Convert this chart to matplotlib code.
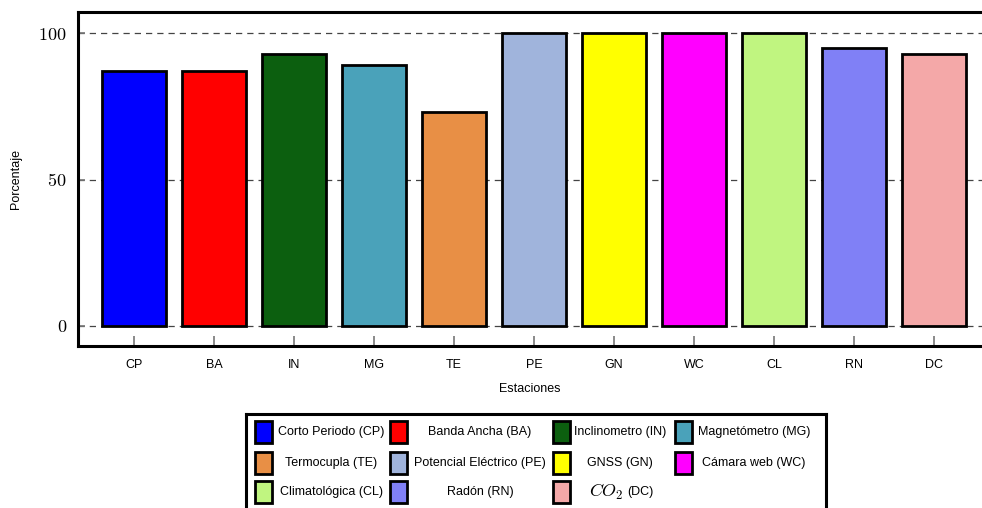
import matplotlib
matplotlib.use("Agg")
import matplotlib.pyplot as plt
from matplotlib.patches import Rectangle

plt.rcParams["font.family"] = ["Liberation Sans", "DejaVu Sans"]
plt.rcParams["mathtext.fontset"] = "cm"

codes = ["CP", "BA", "IN", "MG", "TE", "PE", "GN", "WC", "CL", "RN", "DC"]
names = ["Corto Periodo (CP)", "Banda Ancha (BA)", "Inclinometro (IN)",
         "Magnetómetro (MG)", "Termocupla (TE)", "Potencial Eléctrico (PE)",
         "GNSS (GN)", "Cámara web (WC)", "Climatológica (CL)", "Radón (RN)",
         "CO2 (DC)"]
values = [87, 87, 93, 89, 73, 100, 100, 100, 100, 95, 93]
colors = ["#0000ff", "#ff0000", "#0c5f0f", "#4aa2ba", "#e88f45", "#a0b4dc",
          "#ffff00", "#ff00ff", "#c0f580", "#8080f6", "#f4a8a8"]
yticks = [0, 50, 100]

W, H = 982, 508
fig = plt.figure(figsize=(W / 100, H / 100), dpi=100)
ax = fig.add_axes([78 / W, 1 - 346 / H, 1 - 78 / W, (346 - 12) / H])

x = list(range(len(codes)))
ax.bar(x, values, width=0.8, color=colors, edgecolor="black", linewidth=2, zorder=3)

ax.set_xlim(-0.7, 10.6)
ax.set_ylim(-6.83, 107.2)
ax.set_yticks(yticks)
ax.set_yticklabels([f"${v}$" for v in yticks], fontsize=13)
ax.set_xticks(x)
ax.set_xticklabels(codes, fontsize=9)
ax.tick_params(axis="x", direction="in", length=7, color="#777777", width=1.2, pad=9)
ax.tick_params(axis="y", direction="in", length=5, color="#777777", width=1.2, pad=8)
ax.grid(axis="y", linestyle=(0, (5, 4)), color="#444444", linewidth=0.9, zorder=0)
for side in ["left", "top", "bottom"]:
    ax.spines[side].set_linewidth(2.2)
    ax.spines[side].set_color("black")
ax.spines["right"].set_visible(False)
ax.set_xlabel("Estaciones", fontsize=9, labelpad=9)
ax.set_ylabel("Porcentaje", fontsize=9)
ax.yaxis.set_label_coords(-(78 - 22) / (W - 78), 0.5)

# legend drawn by hand so text is centred in each column
lg = fig.add_axes([246 / W, 1 - 520 / H, 580 / W, (520 - 414) / H])
lg.set_xlim(246, 826)
lg.set_ylim(520, 414)
lg.set_xticks([])
lg.set_yticks([])
for s in lg.spines.values():
    s.set_linewidth(2.2)
    s.set_color("black")

handle_x = [255, 390, 553, 675]
text_x = [331, 480, 620, 754]
row_y = [432, 463, 492]
for i, (name, c) in enumerate(zip(names, colors)):
    r, col = divmod(i, 4)
    lg.add_patch(Rectangle((handle_x[col], row_y[r] - 11), 17, 22,
                           facecolor=c, edgecolor="black", linewidth=2))
    if name.startswith("CO2"):
        lg.text(text_x[col] + 3, row_y[r], r"$CO_2$", ha="right", va="center", fontsize=13)
        lg.text(text_x[col] + 7, row_y[r], name[3:].strip(), ha="left", va="center", fontsize=9)
    else:
        lg.text(text_x[col], row_y[r], name, ha="center", va="center", fontsize=9)

fig.savefig("out.png", dpi=100)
::::::
=== Given request ===
All the lines above are to be reproduced exactly, except the pictures.

=== Final result ===
Convert this chart to matplotlib code.
import matplotlib
matplotlib.use("Agg")
import matplotlib.pyplot as plt
from matplotlib.patches import Rectangle

plt.rcParams["font.family"] = ["Liberation Sans", "DejaVu Sans"]
plt.rcParams["mathtext.fontset"] = "cm"

codes = ["CP", "BA", "IN", "MG", "TE", "PE", "GN", "WC", "CL", "RN", "DC"]
names = ["Corto Periodo (CP)", "Banda Ancha (BA)", "Inclinometro (IN)",
         "Magnetómetro (MG)", "Termocupla (TE)", "Potencial Eléctrico (PE)",
         "GNSS (GN)", "Cámara web (WC)", "Climatológica (CL)", "Radón (RN)",
         "CO2 (DC)"]
values = [87, 87, 93, 89, 73, 100, 100, 100, 100, 95, 93]
colors = ["#0000ff", "#ff0000", "#0c5f0f", "#4aa2ba", "#e88f45", "#a0b4dc",
          "#ffff00", "#ff00ff", "#c0f580", "#8080f6", "#f4a8a8"]
yticks = [0, 50, 100]

W, H = 982, 508
fig = plt.figure(figsize=(W / 100, H / 100), dpi=100)
ax = fig.add_axes([78 / W, 1 - 346 / H, 1 - 78 / W, (346 - 12) / H])

x = list(range(len(codes)))
ax.bar(x, values, width=0.8, color=colors, edgecolor="black", linewidth=2, zorder=3)

ax.set_xlim(-0.7, 10.6)
ax.set_ylim(-6.83, 107.2)
ax.set_yticks(yticks)
ax.set_yticklabels([f"${v}$" for v in yticks], fontsize=13)
ax.set_xticks(x)
ax.set_xticklabels(codes, fontsize=9)
ax.tick_params(axis="x", direction="in", length=7, color="#777777", width=1.2, pad=9)
ax.tick_params(axis="y", direction="in", length=5, color="#777777", width=1.2, pad=8)
ax.grid(axis="y", linestyle=(0, (5, 4)), color="#444444", linewidth=0.9, zorder=0)
for side in ["left", "top", "bottom"]:
    ax.spines[side].set_linewidth(2.2)
    ax.spines[side].set_color("black")
ax.spines["right"].set_visible(False)
ax.set_xlabel("Estaciones", fontsize=9, labelpad=9)
ax.set_ylabel("Porcentaje", fontsize=9)
ax.yaxis.set_label_coords(-(78 - 22) / (W - 78), 0.5)

# legend drawn by hand so text is centred in each column
lg = fig.add_axes([246 / W, 1 - 520 / H, 580 / W, (520 - 414) / H])
lg.set_xlim(246, 826)
lg.set_ylim(520, 414)
lg.set_xticks([])
lg.set_yticks([])
for s in lg.spines.values():
    s.set_linewidth(2.2)
    s.set_color("black")

handle_x = [255, 390, 553, 675]
text_x = [331, 480, 620, 754]
row_y = [432, 463, 492]
for i, (name, c) in enumerate(zip(names, colors)):
    r, col = divmod(i, 4)
    lg.add_patch(Rectangle((handle_x[col], row_y[r] - 11), 17, 22,
                           facecolor=c, edgecolor="black", linewidth=2))
    if name.startswith("CO2"):
        lg.text(text_x[col] + 3, row_y[r], r"$CO_2$", ha="right", va="center", fontsize=13)
        lg.text(text_x[col] + 7, row_y[r], name[3:].strip(), ha="left", va="center", fontsize=9)
    else:
        lg.text(text_x[col], row_y[r], name, ha="center", va="center", fontsize=9)

fig.savefig("out.png", dpi=100)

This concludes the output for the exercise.